## Task description
Exactly as they appear, output all of the records. Skip any images.
━━━━━━━━━━━━━━━━
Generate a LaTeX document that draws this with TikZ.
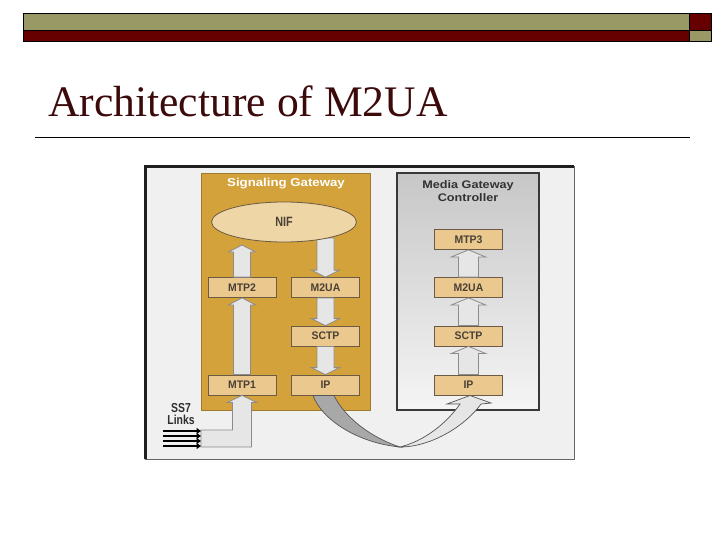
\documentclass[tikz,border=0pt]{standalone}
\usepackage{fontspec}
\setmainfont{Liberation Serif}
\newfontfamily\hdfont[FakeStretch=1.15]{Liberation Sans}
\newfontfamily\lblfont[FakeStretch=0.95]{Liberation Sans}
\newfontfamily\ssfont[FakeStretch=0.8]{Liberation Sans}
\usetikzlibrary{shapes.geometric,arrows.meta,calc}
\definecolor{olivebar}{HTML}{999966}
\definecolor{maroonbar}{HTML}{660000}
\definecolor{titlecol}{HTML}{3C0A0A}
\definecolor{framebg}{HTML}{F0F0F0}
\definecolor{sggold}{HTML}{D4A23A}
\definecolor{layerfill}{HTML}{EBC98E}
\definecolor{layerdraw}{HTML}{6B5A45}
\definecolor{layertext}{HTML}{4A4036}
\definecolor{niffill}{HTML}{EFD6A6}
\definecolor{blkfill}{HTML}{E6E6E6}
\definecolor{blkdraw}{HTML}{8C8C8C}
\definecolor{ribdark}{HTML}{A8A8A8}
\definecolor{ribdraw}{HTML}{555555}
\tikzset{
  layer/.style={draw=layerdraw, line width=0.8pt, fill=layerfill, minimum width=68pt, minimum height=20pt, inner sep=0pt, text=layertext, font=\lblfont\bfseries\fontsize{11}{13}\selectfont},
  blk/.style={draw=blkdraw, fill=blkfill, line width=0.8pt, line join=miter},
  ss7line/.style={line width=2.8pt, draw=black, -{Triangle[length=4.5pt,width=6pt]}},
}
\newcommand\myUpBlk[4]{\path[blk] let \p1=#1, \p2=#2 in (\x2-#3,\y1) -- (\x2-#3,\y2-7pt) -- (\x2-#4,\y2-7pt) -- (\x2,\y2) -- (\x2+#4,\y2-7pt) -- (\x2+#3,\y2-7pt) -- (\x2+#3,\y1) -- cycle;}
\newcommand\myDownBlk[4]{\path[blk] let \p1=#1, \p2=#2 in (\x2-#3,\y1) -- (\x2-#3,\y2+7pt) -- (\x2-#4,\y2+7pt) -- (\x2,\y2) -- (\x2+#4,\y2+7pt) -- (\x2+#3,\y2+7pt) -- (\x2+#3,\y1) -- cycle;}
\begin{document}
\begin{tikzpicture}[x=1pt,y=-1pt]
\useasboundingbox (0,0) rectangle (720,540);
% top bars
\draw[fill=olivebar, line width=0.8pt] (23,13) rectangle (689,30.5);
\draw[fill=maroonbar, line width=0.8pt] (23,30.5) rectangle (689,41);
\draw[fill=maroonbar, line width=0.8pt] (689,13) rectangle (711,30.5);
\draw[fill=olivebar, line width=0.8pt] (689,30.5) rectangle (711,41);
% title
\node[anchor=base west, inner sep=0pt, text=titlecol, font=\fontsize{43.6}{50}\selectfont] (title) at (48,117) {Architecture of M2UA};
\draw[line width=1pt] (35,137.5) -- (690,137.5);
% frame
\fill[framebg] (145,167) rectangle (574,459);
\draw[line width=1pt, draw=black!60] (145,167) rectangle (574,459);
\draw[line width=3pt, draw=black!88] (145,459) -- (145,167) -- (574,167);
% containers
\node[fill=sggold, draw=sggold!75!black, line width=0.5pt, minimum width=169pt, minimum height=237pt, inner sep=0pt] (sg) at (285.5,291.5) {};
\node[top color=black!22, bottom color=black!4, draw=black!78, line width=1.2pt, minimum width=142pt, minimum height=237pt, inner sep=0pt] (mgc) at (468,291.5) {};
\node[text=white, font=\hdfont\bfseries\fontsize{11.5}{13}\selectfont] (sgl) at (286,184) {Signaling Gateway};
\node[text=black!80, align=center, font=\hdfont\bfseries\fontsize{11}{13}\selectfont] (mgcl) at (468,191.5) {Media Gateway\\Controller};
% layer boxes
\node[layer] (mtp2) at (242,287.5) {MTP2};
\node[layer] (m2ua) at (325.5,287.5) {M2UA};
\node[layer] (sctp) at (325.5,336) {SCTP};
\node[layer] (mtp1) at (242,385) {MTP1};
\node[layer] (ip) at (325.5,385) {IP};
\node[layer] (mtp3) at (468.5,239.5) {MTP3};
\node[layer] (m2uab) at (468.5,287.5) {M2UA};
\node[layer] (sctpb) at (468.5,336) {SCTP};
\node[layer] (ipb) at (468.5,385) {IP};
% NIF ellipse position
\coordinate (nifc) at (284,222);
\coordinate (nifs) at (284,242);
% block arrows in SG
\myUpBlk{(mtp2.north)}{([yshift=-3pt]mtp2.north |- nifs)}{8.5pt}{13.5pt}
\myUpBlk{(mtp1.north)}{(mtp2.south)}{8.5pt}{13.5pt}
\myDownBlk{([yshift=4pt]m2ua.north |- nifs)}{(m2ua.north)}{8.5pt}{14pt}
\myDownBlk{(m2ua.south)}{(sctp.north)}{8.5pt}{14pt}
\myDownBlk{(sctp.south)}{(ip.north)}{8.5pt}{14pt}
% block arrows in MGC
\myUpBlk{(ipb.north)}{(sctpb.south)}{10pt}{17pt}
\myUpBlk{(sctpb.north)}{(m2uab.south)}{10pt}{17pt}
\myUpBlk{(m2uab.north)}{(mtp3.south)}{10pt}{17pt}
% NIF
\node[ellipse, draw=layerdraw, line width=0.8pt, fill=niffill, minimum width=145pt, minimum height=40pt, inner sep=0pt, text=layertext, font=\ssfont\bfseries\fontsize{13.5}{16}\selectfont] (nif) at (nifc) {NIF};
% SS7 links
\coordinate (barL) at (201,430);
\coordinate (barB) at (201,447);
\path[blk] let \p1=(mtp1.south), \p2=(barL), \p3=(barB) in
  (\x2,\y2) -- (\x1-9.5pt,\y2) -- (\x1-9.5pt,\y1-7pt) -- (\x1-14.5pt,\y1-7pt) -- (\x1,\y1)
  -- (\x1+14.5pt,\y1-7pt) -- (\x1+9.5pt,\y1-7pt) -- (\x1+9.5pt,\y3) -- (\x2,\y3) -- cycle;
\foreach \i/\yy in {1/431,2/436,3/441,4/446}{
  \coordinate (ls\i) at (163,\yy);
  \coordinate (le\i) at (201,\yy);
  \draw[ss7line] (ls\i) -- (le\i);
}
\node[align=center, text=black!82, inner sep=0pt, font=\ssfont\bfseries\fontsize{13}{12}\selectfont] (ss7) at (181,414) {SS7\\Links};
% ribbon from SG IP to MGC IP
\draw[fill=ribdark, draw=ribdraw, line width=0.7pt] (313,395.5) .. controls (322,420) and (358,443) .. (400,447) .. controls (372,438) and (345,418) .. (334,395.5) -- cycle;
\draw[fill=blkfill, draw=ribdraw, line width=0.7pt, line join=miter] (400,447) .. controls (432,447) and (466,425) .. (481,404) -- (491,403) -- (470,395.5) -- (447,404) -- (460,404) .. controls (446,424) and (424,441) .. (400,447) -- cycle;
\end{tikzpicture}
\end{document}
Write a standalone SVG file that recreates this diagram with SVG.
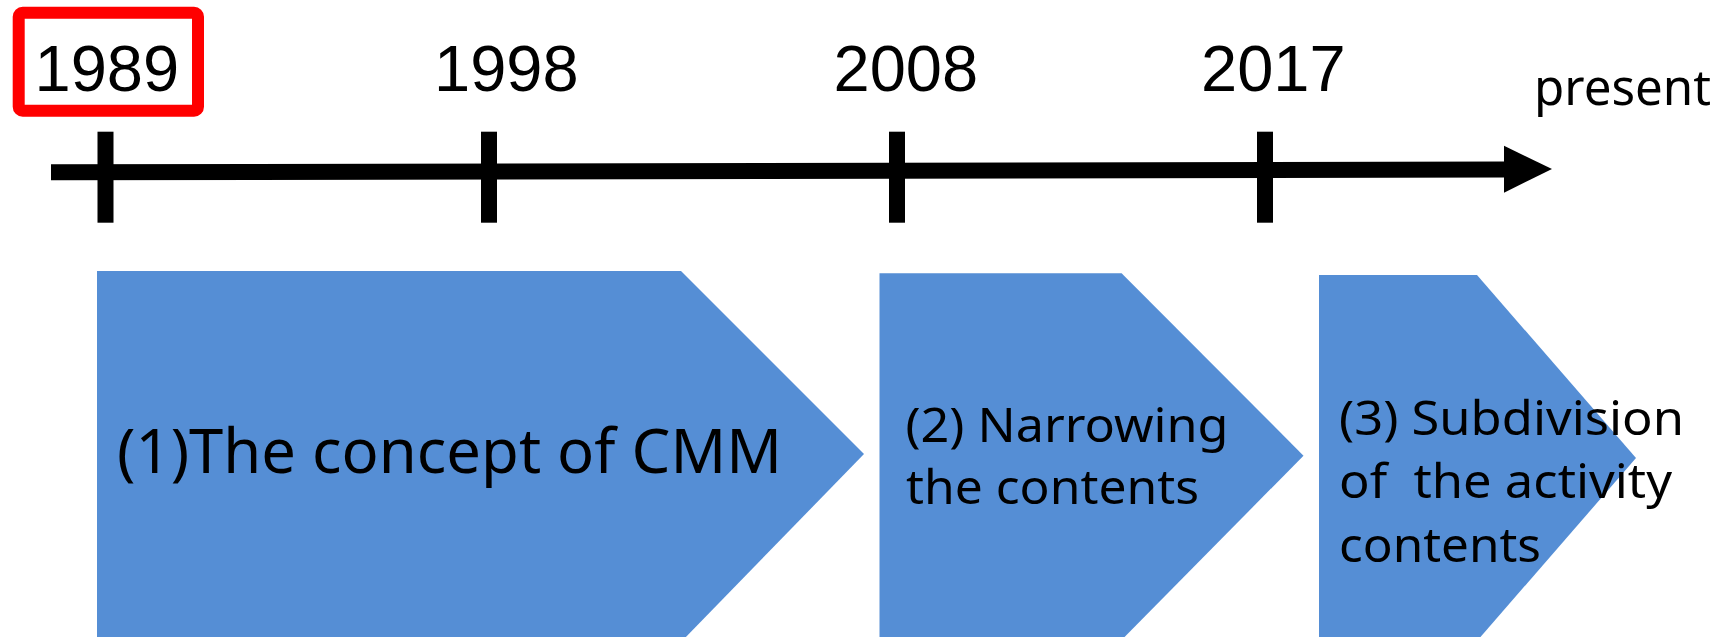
━━━━━━━━━━━━━━━━
## Written response
Generate a LaTeX document that draws this with TikZ.
\documentclass[tikz,border=0pt]{standalone}
\usepackage{fontspec}
\setmainfont{Liberation Serif}
\newfontfamily\hdfont[FakeStretch=1.15]{Liberation Sans}
\newfontfamily\lblfont[FakeStretch=0.95]{Liberation Sans}
\newfontfamily\ssfont[FakeStretch=0.8]{Liberation Sans}
\usetikzlibrary{shapes.geometric,arrows.meta,calc}
\definecolor{olivebar}{HTML}{999966}
\definecolor{maroonbar}{HTML}{660000}
\definecolor{titlecol}{HTML}{3C0A0A}
\definecolor{framebg}{HTML}{F0F0F0}
\definecolor{sggold}{HTML}{D4A23A}
\definecolor{layerfill}{HTML}{EBC98E}
\definecolor{layerdraw}{HTML}{6B5A45}
\definecolor{layertext}{HTML}{4A4036}
\definecolor{niffill}{HTML}{EFD6A6}
\definecolor{blkfill}{HTML}{E6E6E6}
\definecolor{blkdraw}{HTML}{8C8C8C}
\definecolor{ribdark}{HTML}{A8A8A8}
\definecolor{ribdraw}{HTML}{555555}
\tikzset{
  layer/.style={draw=layerdraw, line width=0.8pt, fill=layerfill, minimum width=68pt, minimum height=20pt, inner sep=0pt, text=layertext, font=\lblfont\bfseries\fontsize{11}{13}\selectfont},
  blk/.style={draw=blkdraw, fill=blkfill, line width=0.8pt, line join=miter},
  ss7line/.style={line width=2.8pt, draw=black, -{Triangle[length=4.5pt,width=6pt]}},
}
\newcommand\myUpBlk[4]{\path[blk] let \p1=#1, \p2=#2 in (\x2-#3,\y1) -- (\x2-#3,\y2-7pt) -- (\x2-#4,\y2-7pt) -- (\x2,\y2) -- (\x2+#4,\y2-7pt) -- (\x2+#3,\y2-7pt) -- (\x2+#3,\y1) -- cycle;}
\newcommand\myDownBlk[4]{\path[blk] let \p1=#1, \p2=#2 in (\x2-#3,\y1) -- (\x2-#3,\y2+7pt) -- (\x2-#4,\y2+7pt) -- (\x2,\y2) -- (\x2+#4,\y2+7pt) -- (\x2+#3,\y2+7pt) -- (\x2+#3,\y1) -- cycle;}
\begin{document}
\begin{tikzpicture}[x=1pt,y=-1pt]
\useasboundingbox (0,0) rectangle (720,540);
% top bars
\draw[fill=olivebar, line width=0.8pt] (23,13) rectangle (689,30.5);
\draw[fill=maroonbar, line width=0.8pt] (23,30.5) rectangle (689,41);
\draw[fill=maroonbar, line width=0.8pt] (689,13) rectangle (711,30.5);
\draw[fill=olivebar, line width=0.8pt] (689,30.5) rectangle (711,41);
% title
\node[anchor=base west, inner sep=0pt, text=titlecol, font=\fontsize{43.6}{50}\selectfont] (title) at (48,117) {Architecture of M2UA};
\draw[line width=1pt] (35,137.5) -- (690,137.5);
% frame
\fill[framebg] (145,167) rectangle (574,459);
\draw[line width=1pt, draw=black!60] (145,167) rectangle (574,459);
\draw[line width=3pt, draw=black!88] (145,459) -- (145,167) -- (574,167);
% containers
\node[fill=sggold, draw=sggold!75!black, line width=0.5pt, minimum width=169pt, minimum height=237pt, inner sep=0pt] (sg) at (285.5,291.5) {};
\node[top color=black!22, bottom color=black!4, draw=black!78, line width=1.2pt, minimum width=142pt, minimum height=237pt, inner sep=0pt] (mgc) at (468,291.5) {};
\node[text=white, font=\hdfont\bfseries\fontsize{11.5}{13}\selectfont] (sgl) at (286,184) {Signaling Gateway};
\node[text=black!80, align=center, font=\hdfont\bfseries\fontsize{11}{13}\selectfont] (mgcl) at (468,191.5) {Media Gateway\\Controller};
% layer boxes
\node[layer] (mtp2) at (242,287.5) {MTP2};
\node[layer] (m2ua) at (325.5,287.5) {M2UA};
\node[layer] (sctp) at (325.5,336) {SCTP};
\node[layer] (mtp1) at (242,385) {MTP1};
\node[layer] (ip) at (325.5,385) {IP};
\node[layer] (mtp3) at (468.5,239.5) {MTP3};
\node[layer] (m2uab) at (468.5,287.5) {M2UA};
\node[layer] (sctpb) at (468.5,336) {SCTP};
\node[layer] (ipb) at (468.5,385) {IP};
% NIF ellipse position
\coordinate (nifc) at (284,222);
\coordinate (nifs) at (284,242);
% block arrows in SG
\myUpBlk{(mtp2.north)}{([yshift=-3pt]mtp2.north |- nifs)}{8.5pt}{13.5pt}
\myUpBlk{(mtp1.north)}{(mtp2.south)}{8.5pt}{13.5pt}
\myDownBlk{([yshift=4pt]m2ua.north |- nifs)}{(m2ua.north)}{8.5pt}{14pt}
\myDownBlk{(m2ua.south)}{(sctp.north)}{8.5pt}{14pt}
\myDownBlk{(sctp.south)}{(ip.north)}{8.5pt}{14pt}
% block arrows in MGC
\myUpBlk{(ipb.north)}{(sctpb.south)}{10pt}{17pt}
\myUpBlk{(sctpb.north)}{(m2uab.south)}{10pt}{17pt}
\myUpBlk{(m2uab.north)}{(mtp3.south)}{10pt}{17pt}
% NIF
\node[ellipse, draw=layerdraw, line width=0.8pt, fill=niffill, minimum width=145pt, minimum height=40pt, inner sep=0pt, text=layertext, font=\ssfont\bfseries\fontsize{13.5}{16}\selectfont] (nif) at (nifc) {NIF};
% SS7 links
\coordinate (barL) at (201,430);
\coordinate (barB) at (201,447);
\path[blk] let \p1=(mtp1.south), \p2=(barL), \p3=(barB) in
  (\x2,\y2) -- (\x1-9.5pt,\y2) -- (\x1-9.5pt,\y1-7pt) -- (\x1-14.5pt,\y1-7pt) -- (\x1,\y1)
  -- (\x1+14.5pt,\y1-7pt) -- (\x1+9.5pt,\y1-7pt) -- (\x1+9.5pt,\y3) -- (\x2,\y3) -- cycle;
\foreach \i/\yy in {1/431,2/436,3/441,4/446}{
  \coordinate (ls\i) at (163,\yy);
  \coordinate (le\i) at (201,\yy);
  \draw[ss7line] (ls\i) -- (le\i);
}
\node[align=center, text=black!82, inner sep=0pt, font=\ssfont\bfseries\fontsize{13}{12}\selectfont] (ss7) at (181,414) {SS7\\Links};
% ribbon from SG IP to MGC IP
\draw[fill=ribdark, draw=ribdraw, line width=0.7pt] (313,395.5) .. controls (322,420) and (358,443) .. (400,447) .. controls (372,438) and (345,418) .. (334,395.5) -- cycle;
\draw[fill=blkfill, draw=ribdraw, line width=0.7pt, line join=miter] (400,447) .. controls (432,447) and (466,425) .. (481,404) -- (491,403) -- (470,395.5) -- (447,404) -- (460,404) .. controls (446,424) and (424,441) .. (400,447) -- cycle;
\end{tikzpicture}
\end{document}
Write a standalone SVG file that recreates this diagram with SVG.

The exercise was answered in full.